On the whole the combat works well. There's no lock-on system, and occasionally this results in melee fights feeling a bit scruffy, but at first there's plenty of fun to be had from pounding on assorted gang members, kicking their faces in and throwing them into electric fences and the like. There's a bullet time system to assist with shooting and brawling, but this largely feels like a fun bonus rather than an essential tool. Enemy and friendly AI is decidedly patchy: rescued hostages have the smarts to pick up discarded weapons, and your foes have pretty much the same hand-to-hand skills that you do (including the disarmament move), but sometime you'll run across gang members doing something stupid, standing around and staring into space.
A far bigger problem is simply the fact that the game gets boring all too quickly. Levels are linear, straightforward affairs with invisible walls to keep you on the chosen path, and there's really very little to break up the pace. Yes, you have the ability to "sic" your dog on anyone you choose, or to send him off to retrieve a gun for you, but this never really feels particularly necessary. On the contrary, unless the poor bugger takes too many hits and punks out with a loud yelp, you'll be perfectly alright to forget about him entirely.
The only time when Shadow really proves his worth is during the few segments where you take direct control of him, sneaking and mauling your way through brief stealth stages.
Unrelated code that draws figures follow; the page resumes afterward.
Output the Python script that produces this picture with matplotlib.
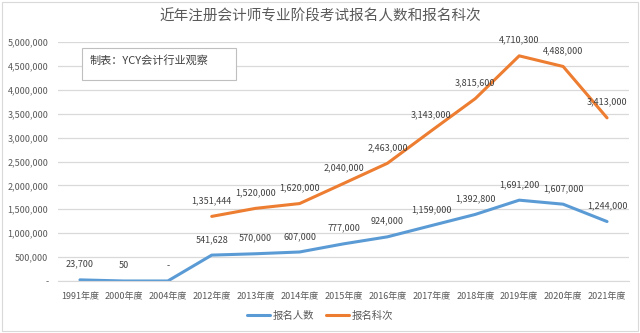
import matplotlib
matplotlib.use("Agg")
from matplotlib import pyplot as plt
from matplotlib.patches import Rectangle

plt.rcParams['font.family'] = ['Noto Sans CJK SC', 'DejaVu Sans']

years = ["1991年度", "2000年度", "2004年度", "2012年度", "2013年度", "2014年度", "2015年度",
         "2016年度", "2017年度", "2018年度", "2019年度", "2020年度", "2021年度"]
applicants = [23700, 50, 0, 541628, 570000, 607000, 777000,
              924000, 1159000, 1392800, 1691200, 1607000, 1244000]
# subject registrations only recorded from 2012
subjects = [None, None, None, 1351444, 1520000, 1620000, 2040000,
            2463000, 3143000, 3815600, 4710300, 4488000, 3413000]

blue = '#5B9BD5'
orange = '#ED7D31'
text_color = '#595959'

fig = plt.figure(figsize=(6.4, 3.33), dpi=100)
ax = fig.add_axes([58 / 640, 1 - 281 / 333, 571 / 640, 239 / 333])

x = list(range(len(years)))
ax.plot(x, applicants, color=blue, linewidth=2.2, label="报名人数", solid_capstyle='round')
xs = [i for i, v in zip(x, subjects) if v is not None]
ys = [v for v in subjects if v is not None]
ax.plot(xs, ys, color=orange, linewidth=2.2, label="报名科次", solid_capstyle='round')

for i, v in zip(x, applicants):
    txt = "-" if v == 0 else f"{v:,}"
    ax.annotate(txt, (i, v), xytext=(0, 8), textcoords='offset points',
                ha='center', va='bottom', fontsize=6.5, color='#404040')
for i, v in zip(xs, ys):
    ax.annotate(f"{v:,}", (i, v), xytext=(0, 8), textcoords='offset points',
                ha='center', va='bottom', fontsize=6.5, color='#404040')

ax.set_xlim(-0.5, len(years) - 0.5)
ax.set_ylim(0, 5000000)
ax.set_yticks(range(0, 5000001, 500000))
ax.set_yticklabels(["-" if v == 0 else f"{v:,}" for v in range(0, 5000001, 500000)])
ax.set_xticks(x)
ax.set_xticklabels(years)
ax.tick_params(axis='both', length=0, labelsize=6.5, labelcolor=text_color)
ax.tick_params(axis='y', pad=7)
ax.tick_params(axis='x', pad=8)
ax.grid(axis='y', color='#D9D9D9', linewidth=0.9)
ax.set_axisbelow(True)
for side in ['top', 'right', 'left']:
    ax.spines[side].set_visible(False)
ax.spines['bottom'].set_color('#D9D9D9')

fig.text(0.5, 1 - 17 / 333, "近年注册会计师专业阶段考试报名人数和报名科次",
         ha='center', va='center', fontsize=10.5, color=text_color)

# source note box
fig.patches.append(Rectangle((82 / 640, 1 - 80 / 333), 154 / 640, 32 / 333,
                             transform=fig.transFigure, facecolor='white',
                             edgecolor='#BFBFBF', linewidth=0.8))
fig.text(90 / 640, 1 - 60 / 333, "制表：YCY会计行业观察", ha='left', va='center',
         fontsize=8, color='#404040')

# chart border
fig.patches.append(Rectangle((2 / 640, 2 / 333), 636 / 640, 329 / 333,
                             transform=fig.transFigure, facecolor='none',
                             edgecolor='#D9D9D9', linewidth=0.8))

fig.legend(loc='center', bbox_to_anchor=(0.5, 1 - 316 / 333), ncol=2, frameon=False,
           fontsize=7.5, labelcolor=text_color, handlelength=2.2, columnspacing=1.2,
           handletextpad=0.2)

fig.savefig("out.png", dpi=100)
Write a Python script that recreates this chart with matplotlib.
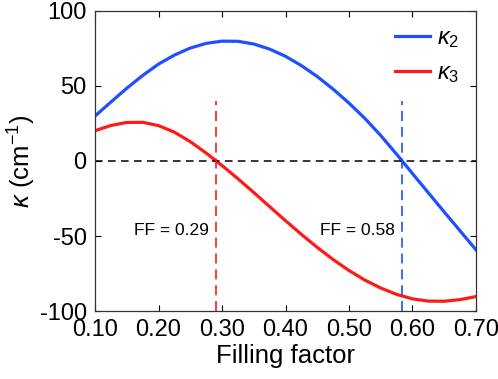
import numpy as np
import matplotlib
matplotlib.use('Agg')
import matplotlib.pyplot as plt

plt.rcParams['font.family'] = ['Liberation Sans', 'DejaVu Sans']
plt.rcParams['mathtext.fontset'] = 'custom'
plt.rcParams['mathtext.rm'] = 'Liberation Sans'
plt.rcParams['mathtext.it'] = 'Liberation Sans:italic'
plt.rcParams['axes.unicode_minus'] = False

# 数据
ff = [0.100, 0.125, 0.150, 0.175, 0.200, 0.225, 0.250, 0.275, 0.300, 0.325,
      0.350, 0.375, 0.400, 0.425, 0.450, 0.475, 0.500, 0.525, 0.550, 0.575,
      0.600, 0.625, 0.650, 0.675, 0.700]
kappa2 = [30.0, 39.3, 48.5, 57.0, 64.6, 70.6, 75.3, 78.4, 79.9, 79.8,
          78.0, 74.6, 69.8, 63.6, 56.3, 47.9, 38.6, 28.4, 17.0, 4.5,
          -8.4, -21.2, -34.0, -46.6, -59.2]
kappa3 = [20.2, 23.7, 25.7, 25.8, 23.6, 19.2, 12.9, 5.3, -3.0, -11.8,
          -21.0, -30.4, -39.8, -48.9, -57.6, -65.7, -73.0, -79.4, -84.7, -88.9,
          -91.9, -93.4, -93.5, -92.4, -90.4]
ff_marks = [0.291, 0.583]
ff_labels = ['FF = 0.29', 'FF = 0.58']
xticks = [0.1, 0.2, 0.3, 0.4, 0.5, 0.6, 0.7]
yticks = [-100, -50, 0, 50, 100]

blue = '#1f4fff'
red = '#ff1a1a'

fig = plt.figure(figsize=(4.98, 3.79), dpi=100)
ax = fig.add_axes([0.1908, 0.1794, 0.765, 0.7916])

ax.plot(ff, kappa2, color=blue, lw=2.3, label=r'$\kappa_2$',
        solid_joinstyle='round')
ax.plot(ff, kappa3, color=red, lw=2.3, label=r'$\kappa_3$',
        solid_joinstyle='round')
ax.axhline(0, color='k', lw=1.1, ls=(0, (5, 3.5)))

for x, c in zip(ff_marks, [red, blue]):
    ax.plot([x, x], [-100, 40], color=c, lw=1.2, ls=(0, (6, 3.5)))

ax.text(ff_marks[0] - 0.011, -46, ff_labels[0], fontsize=12.5,
        ha='right', va='center')
ax.text(ff_marks[1] - 0.011, -46, ff_labels[1], fontsize=12.5,
        ha='right', va='center')

ax.set_xlim(0.1, 0.7)
ax.set_ylim(-100, 100)
ax.set_xticks(xticks)
ax.set_xticklabels([f'{v:.2f}' for v in xticks])
ax.set_yticks(yticks)
ax.tick_params(direction='in', length=4, width=0.8, top=True, right=True,
               labelsize=17, pad=6, colors='k')
for s in ax.spines.values():
    s.set_linewidth(0.9)
    s.set_color('#333333')

ax.set_xlabel('Filling factor', fontsize=18.5, labelpad=2)
ax.set_ylabel(r'$\kappa$ (cm$^{-1}$)', fontsize=18.5, labelpad=1)

ax.legend(loc='upper right', frameon=False, fontsize=17, handlelength=1.5,
          handletextpad=0.3, labelspacing=0.5, borderaxespad=0.3,
          bbox_to_anchor=(1.0, 1.0))

fig.savefig('out.png', dpi=100)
Shadow has the ability to see guards through walls (and the even stranger ability to see their internal organs), but aside from this oddity these interludes are very much old school stealth gameplay: guards have limited vision, short-term memories, and predefined patrol routes. If you bark within earshot, they'll walk over to investigate and then conveniently turn their back - allowing you to run up and bite out their throat. And as you've probably heard by now, you'll also sometimes kill your opponents by biting off their bollocks. It's certainly one of the better genital mutilations I've seen in a video game, but it's hardly a massive innovation.
Then again, it speaks volumes that much of Dead to Rights Retribution's pre-release marketing has focused on these "testakills". While there's nothing offensively bad about this game, there's simply very little to write home about. The graphics acquit themselves well enough, and both the voice acting and backing music are very well-produced, but the story is thinner than a supermodel's tapeworm. Technically this is a remake of the very first Dead to Rights, but it's hard to say who'll be bothered when the plot amounts to "man with big arms and dog kills many men with smaller arms". It's the kind of story where coked-up Triads with face make-up run away from you and jump onto a passing train... which luckily happens to be packed with more Triads. And bombs. But because the Triads are evil, they'll try to stop you from defusing the explosives - even if this means that they'll die.
But who am I trying to kid - this is an action title, the equivalent to a Jean-Claude Van Damme movie - and an early one, at that. Violence is the be-all and end-all, but while Retribution tries its best to give the player plenty of options, it's simply too limited for 2010. In the last nine months we've had Batman: Arkham Asylum, Bayonetta and God of War 3 - all blockbuster titles that have raised the bar for action gaming. In the shadow of these juggernauts, this is a decidedly tame offering.